## What is needed
Print the records below exactly, starting at the first line and stopping after the line that contains "thickness = [30, 115, 120, 130, 200, 300, 410]". Leave out any pictures.

· · · ·

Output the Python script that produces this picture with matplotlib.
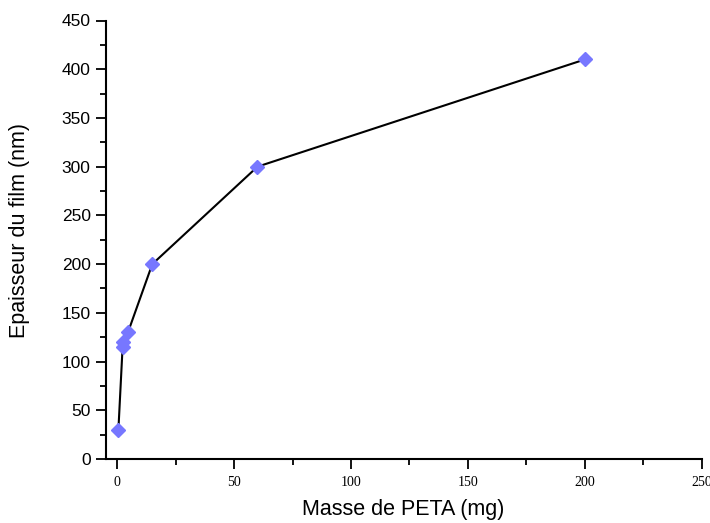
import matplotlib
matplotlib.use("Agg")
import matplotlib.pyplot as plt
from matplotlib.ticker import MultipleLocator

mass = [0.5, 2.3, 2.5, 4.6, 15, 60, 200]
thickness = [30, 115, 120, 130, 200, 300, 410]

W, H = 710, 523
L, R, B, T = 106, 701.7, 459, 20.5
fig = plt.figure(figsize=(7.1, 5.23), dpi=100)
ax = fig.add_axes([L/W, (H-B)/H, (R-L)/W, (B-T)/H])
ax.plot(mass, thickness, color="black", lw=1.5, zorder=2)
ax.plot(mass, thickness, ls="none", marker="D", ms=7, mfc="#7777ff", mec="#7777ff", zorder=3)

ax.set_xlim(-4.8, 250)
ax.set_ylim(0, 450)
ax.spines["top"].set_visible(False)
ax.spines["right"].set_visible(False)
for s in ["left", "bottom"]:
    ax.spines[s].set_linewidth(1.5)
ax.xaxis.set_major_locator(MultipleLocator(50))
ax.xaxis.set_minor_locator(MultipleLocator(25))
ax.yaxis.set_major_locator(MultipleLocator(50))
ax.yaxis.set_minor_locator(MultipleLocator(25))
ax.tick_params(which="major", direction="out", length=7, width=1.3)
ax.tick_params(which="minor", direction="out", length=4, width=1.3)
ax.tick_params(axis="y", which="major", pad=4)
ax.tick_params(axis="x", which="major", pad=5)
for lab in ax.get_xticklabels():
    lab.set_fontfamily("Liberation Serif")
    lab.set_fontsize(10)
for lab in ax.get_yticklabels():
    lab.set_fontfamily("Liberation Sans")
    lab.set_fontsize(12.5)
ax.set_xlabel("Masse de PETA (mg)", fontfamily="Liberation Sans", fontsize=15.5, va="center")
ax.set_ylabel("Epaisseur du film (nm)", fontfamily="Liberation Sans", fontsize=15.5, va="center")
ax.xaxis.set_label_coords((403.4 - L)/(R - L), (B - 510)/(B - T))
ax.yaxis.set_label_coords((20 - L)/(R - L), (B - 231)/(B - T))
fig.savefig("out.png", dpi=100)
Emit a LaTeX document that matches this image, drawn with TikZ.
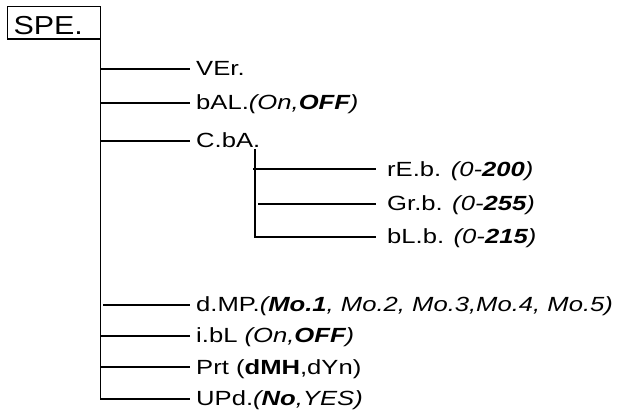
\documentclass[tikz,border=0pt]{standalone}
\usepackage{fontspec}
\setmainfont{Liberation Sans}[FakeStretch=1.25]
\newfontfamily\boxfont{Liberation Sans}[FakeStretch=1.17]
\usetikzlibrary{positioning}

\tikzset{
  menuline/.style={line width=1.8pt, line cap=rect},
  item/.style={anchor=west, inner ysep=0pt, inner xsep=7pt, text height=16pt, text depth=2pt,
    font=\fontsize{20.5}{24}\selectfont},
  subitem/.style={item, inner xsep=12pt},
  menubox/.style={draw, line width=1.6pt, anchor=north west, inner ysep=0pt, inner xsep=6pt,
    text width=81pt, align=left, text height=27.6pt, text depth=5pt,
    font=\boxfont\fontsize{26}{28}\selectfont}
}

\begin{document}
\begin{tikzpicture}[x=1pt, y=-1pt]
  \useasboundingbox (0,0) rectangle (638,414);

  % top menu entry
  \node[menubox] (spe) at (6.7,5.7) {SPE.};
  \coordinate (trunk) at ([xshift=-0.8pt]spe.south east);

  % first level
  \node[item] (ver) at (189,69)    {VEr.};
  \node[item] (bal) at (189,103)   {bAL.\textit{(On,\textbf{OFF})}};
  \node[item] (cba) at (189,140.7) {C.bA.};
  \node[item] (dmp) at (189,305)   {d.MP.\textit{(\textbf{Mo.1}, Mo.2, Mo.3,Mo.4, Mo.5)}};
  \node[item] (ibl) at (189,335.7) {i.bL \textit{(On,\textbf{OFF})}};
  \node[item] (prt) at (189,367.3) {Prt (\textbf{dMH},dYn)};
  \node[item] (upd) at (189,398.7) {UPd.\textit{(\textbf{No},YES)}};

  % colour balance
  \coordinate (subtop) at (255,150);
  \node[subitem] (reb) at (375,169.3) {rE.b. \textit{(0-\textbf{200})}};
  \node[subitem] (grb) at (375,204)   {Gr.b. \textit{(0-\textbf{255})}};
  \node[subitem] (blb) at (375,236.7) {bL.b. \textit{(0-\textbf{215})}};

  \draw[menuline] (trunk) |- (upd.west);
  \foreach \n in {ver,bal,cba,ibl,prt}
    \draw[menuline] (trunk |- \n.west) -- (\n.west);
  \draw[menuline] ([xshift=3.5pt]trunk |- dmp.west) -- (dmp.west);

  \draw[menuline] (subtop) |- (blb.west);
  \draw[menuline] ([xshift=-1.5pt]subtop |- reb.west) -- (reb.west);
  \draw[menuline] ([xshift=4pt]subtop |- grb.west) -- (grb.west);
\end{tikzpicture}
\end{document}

· · · ·

## Result for this exercise
Output the Python script that produces this picture with matplotlib.
import matplotlib
matplotlib.use("Agg")
import matplotlib.pyplot as plt
from matplotlib.ticker import MultipleLocator

mass = [0.5, 2.3, 2.5, 4.6, 15, 60, 200]
thickness = [30, 115, 120, 130, 200, 300, 410]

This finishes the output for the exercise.